- REQUIRED TASK -
Copy each line below in which the string "image" occurs.

- GIVEN DATA -
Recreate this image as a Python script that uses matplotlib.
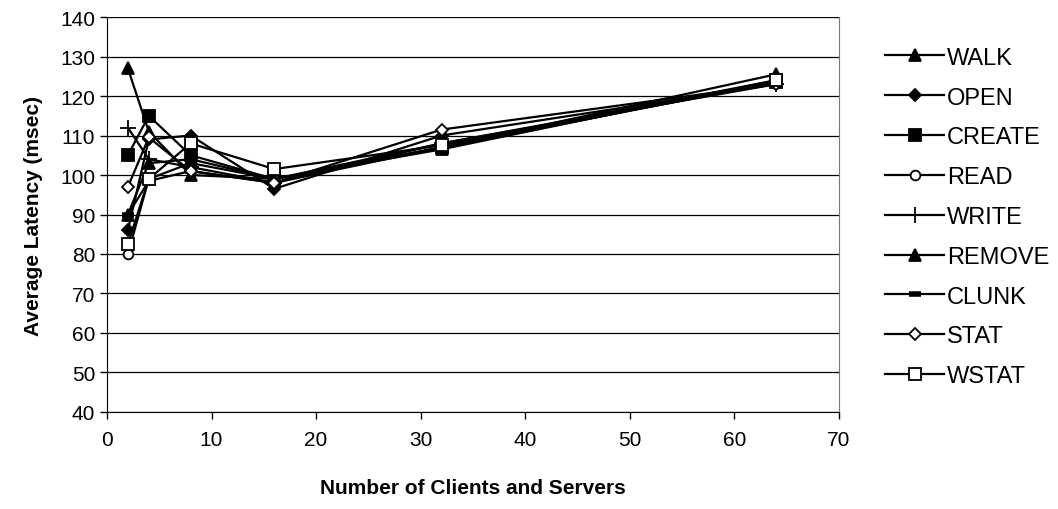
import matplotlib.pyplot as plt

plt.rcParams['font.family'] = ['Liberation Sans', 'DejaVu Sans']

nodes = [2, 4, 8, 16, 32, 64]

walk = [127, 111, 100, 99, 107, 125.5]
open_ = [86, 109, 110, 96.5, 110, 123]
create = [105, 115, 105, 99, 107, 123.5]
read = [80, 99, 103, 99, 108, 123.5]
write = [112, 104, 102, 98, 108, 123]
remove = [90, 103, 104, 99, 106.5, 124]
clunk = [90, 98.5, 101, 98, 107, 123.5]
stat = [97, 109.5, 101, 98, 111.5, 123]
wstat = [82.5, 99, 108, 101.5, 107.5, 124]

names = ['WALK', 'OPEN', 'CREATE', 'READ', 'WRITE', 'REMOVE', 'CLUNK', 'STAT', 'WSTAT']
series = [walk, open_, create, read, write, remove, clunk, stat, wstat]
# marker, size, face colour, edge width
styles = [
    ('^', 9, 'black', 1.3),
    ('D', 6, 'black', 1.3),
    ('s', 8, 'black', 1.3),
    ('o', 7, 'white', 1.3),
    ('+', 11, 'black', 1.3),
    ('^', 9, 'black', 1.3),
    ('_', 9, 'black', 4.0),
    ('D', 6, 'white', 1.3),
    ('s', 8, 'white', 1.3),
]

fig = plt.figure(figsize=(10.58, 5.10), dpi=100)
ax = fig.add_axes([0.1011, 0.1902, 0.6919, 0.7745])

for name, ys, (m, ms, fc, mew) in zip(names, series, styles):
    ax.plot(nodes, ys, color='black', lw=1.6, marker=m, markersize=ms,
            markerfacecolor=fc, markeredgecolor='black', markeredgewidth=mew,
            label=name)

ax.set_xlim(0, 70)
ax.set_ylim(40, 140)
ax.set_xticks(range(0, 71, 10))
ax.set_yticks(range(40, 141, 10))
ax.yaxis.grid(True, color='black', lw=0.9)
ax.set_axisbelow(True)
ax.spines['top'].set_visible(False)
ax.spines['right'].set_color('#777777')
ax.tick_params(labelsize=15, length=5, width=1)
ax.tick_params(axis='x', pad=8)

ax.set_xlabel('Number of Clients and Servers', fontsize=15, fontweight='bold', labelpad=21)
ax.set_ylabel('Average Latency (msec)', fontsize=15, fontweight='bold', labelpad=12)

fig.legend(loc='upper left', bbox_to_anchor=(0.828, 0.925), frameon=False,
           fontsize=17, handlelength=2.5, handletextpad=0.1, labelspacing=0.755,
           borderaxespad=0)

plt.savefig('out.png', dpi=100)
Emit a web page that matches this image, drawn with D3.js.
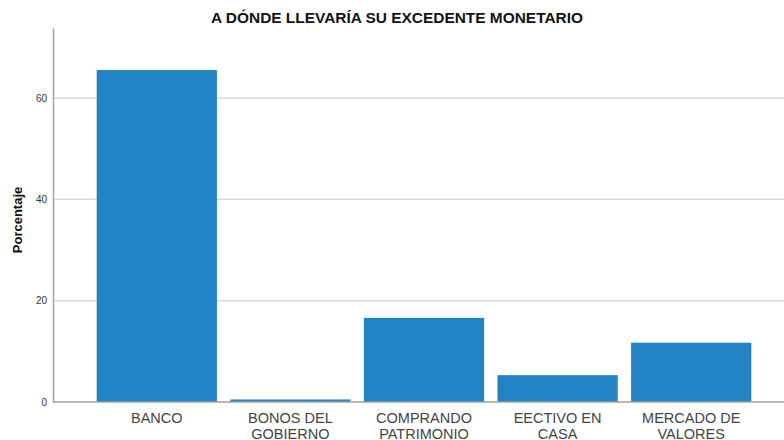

- WORKED ANSWER -
Recreate this image as a Python script that uses matplotlib.
Emit a web page that matches this image, drawn with D3.js.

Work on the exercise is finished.